La lección sobre el perdón que han de tener los cristianos entre sí ocupa un importante lugar en el capítulo 18 de Mateo, y su enseñanza está extraordinariamente bien ilustrada en la parábola de los dos deudores.

Aquí aparecen un rey, un siervo y un consiervo. El siervo está endeudado con el rey, y el consiervo con el siervo. El rey es el Señor y los siervos somos nosotros. El siervo tiene una deuda tan grande, que es literalmente impagable. Él debe diez mil talentos, lo que equivale a unos 255.000 millones de pesos chilenos, o a unos 474 millones de dólares americanos hoy día.

Para comprender mejor el monto de esta cantidad grafiquemos un poco. Con 255.000 millones de pesos se podría comprar 8.500 casas de 30 millones cada una, o 42.500 vehículos de seis millones. Ahora bien, si tuviésemos que pagar esa deuda a plazos, con cuotas de doscientos mil pesos mensuales, tardaríamos 1.275.000 meses en pagar, es decir, 106.250 años – unas 1.500 vidas. Si alguien dijera: «Yo tengo mucho dinero, yo quiero pagar esa deuda mensualmente de por vida», (supongamos, setenta años), debería pagar más de 300 millones mensuales.
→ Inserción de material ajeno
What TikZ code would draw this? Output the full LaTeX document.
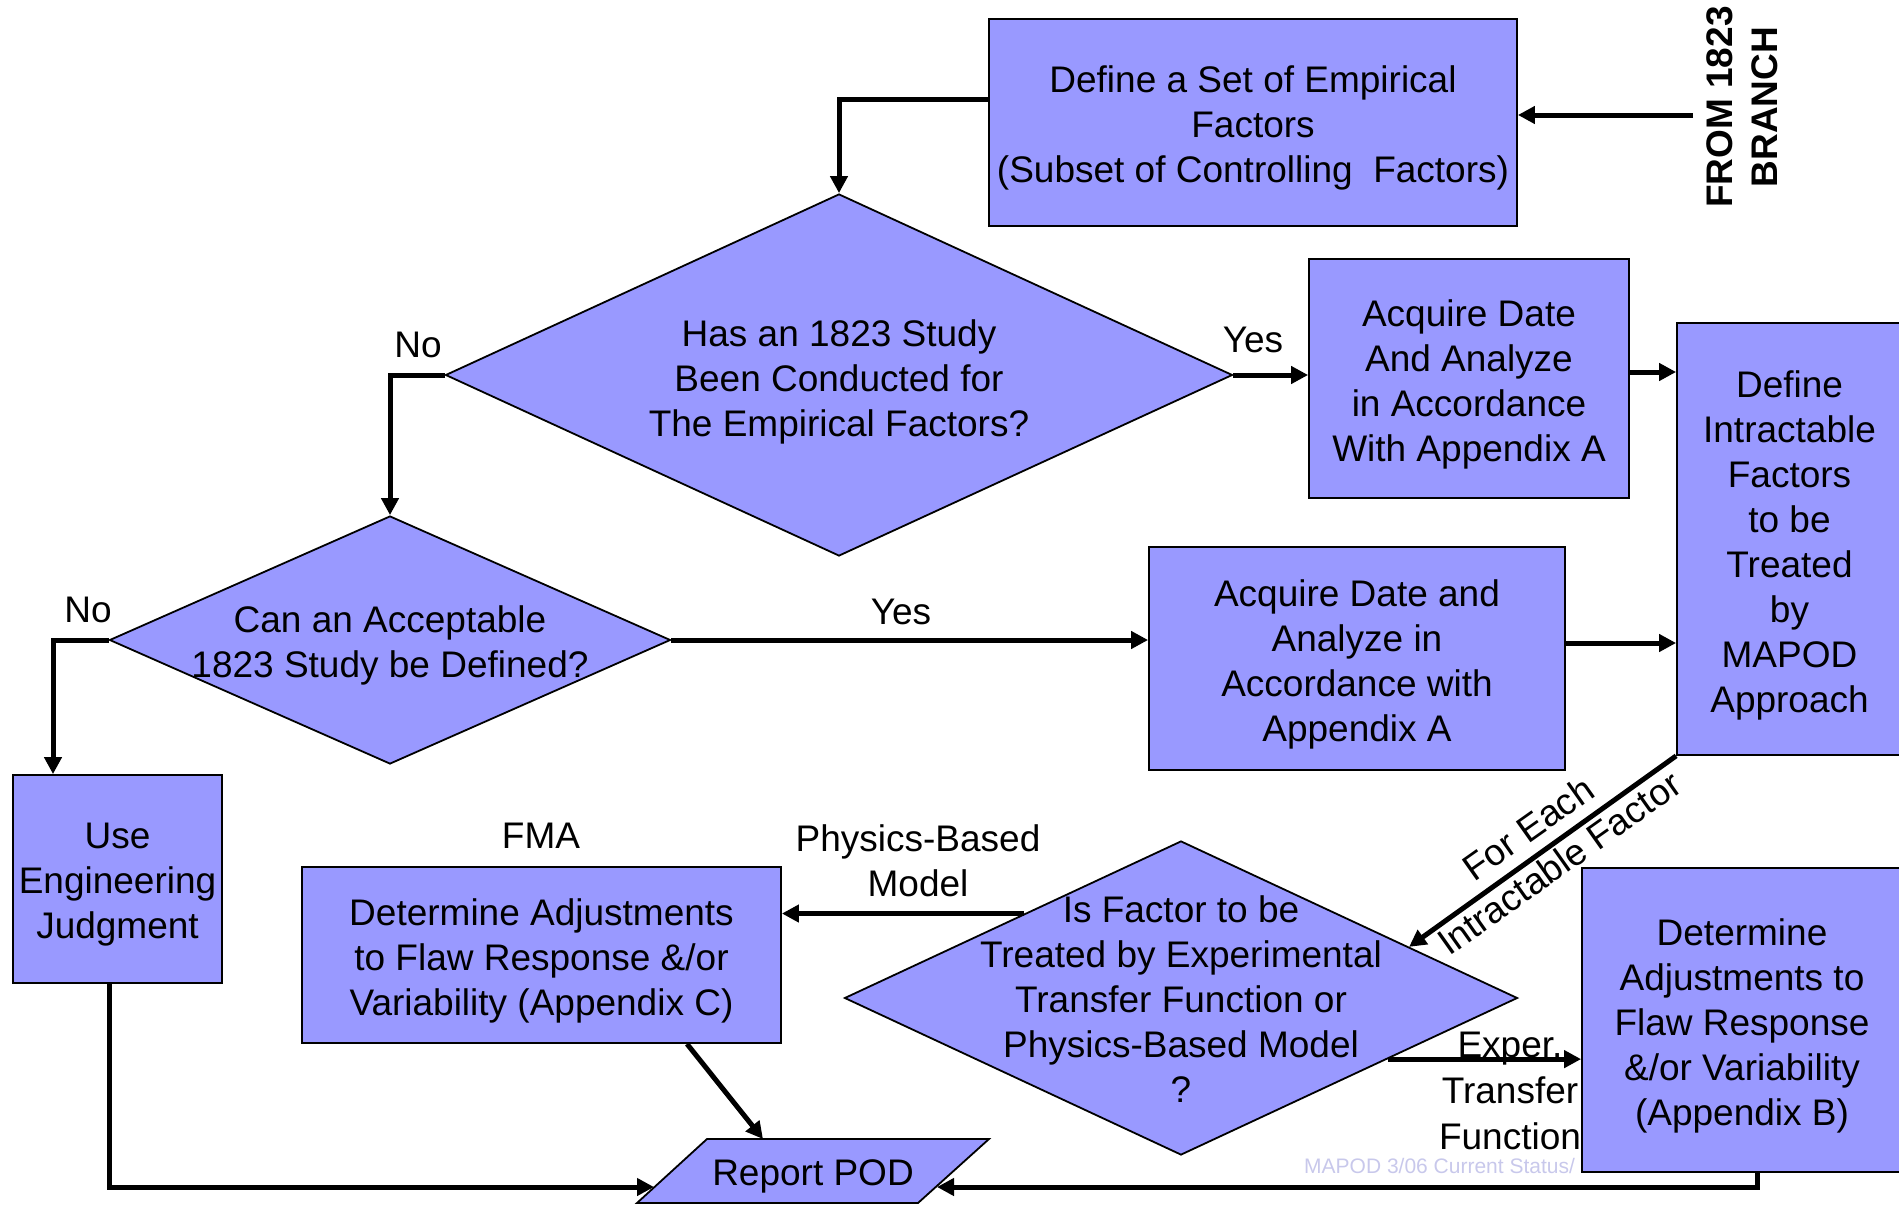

Así, pues, de verdad el siervo no tenía con qué pagar. Por eso, aquel señor ordena venderlo a él y a sus hijos y todo lo que tenía para que se le pagase la deuda. Y por eso, como era del todo imposible, cuando el siervo se humilló, su señor le perdonó la deuda.

Y eso es lo que el Señor nos ha perdonado a nosotros. Así tan grande era la deuda que nosotros teníamos con él. Nuestros pecados eran tantos y tan horrendos, y nuestra separación con Dios era tan abismante, que sólo la sangre del Señor Jesús pudo tender el puente que nos llevó desde nuestra caída hasta la reconciliación con Dios. ¡Bendito es el Señor Jesucristo! ¡Preciosísima es su sangre!

Pero, ¿cuánto debía el consiervo? Cien denarios. Un denario es aproximadamente lo mismo que una dracma, o sea, unos 4.250 pesos chilenos, o unos 8 dólares. En total, la deuda ascendía a 425.000 pesos chilenos, o unos 800 dólares hoy día, poco más de una décima parte de un vehículo de 6 millones (¿las ruedas tal vez?). Y es por esa cantidad insignificante que el siervo estrangulaba a su consiervo, y aún más, lo echó en la cárcel hasta que le pagase la deuda.

Parece claro que hay una gran diferencia entre ambos casos. Así que podemos concluir que siempre la deuda que un hermano tiene con nosotros es infinitamente menor que la que nosotros teníamos con el Señor. No importa el tamaño del pecado, no importa la ofensa que nuestro hermano nos haya infligido: todo lo que podamos imaginar, por grave que sea, es menor que lo que el Señor nos perdonó, y de lo cual nos limpió con su preciosa sangre. Por tanto, si fuimos misericordiosamente perdonados, también debemos misericordiosamente perdonar. ¡Que el Señor nos ayude para no impedir el perdón del Señor hacia nosotros!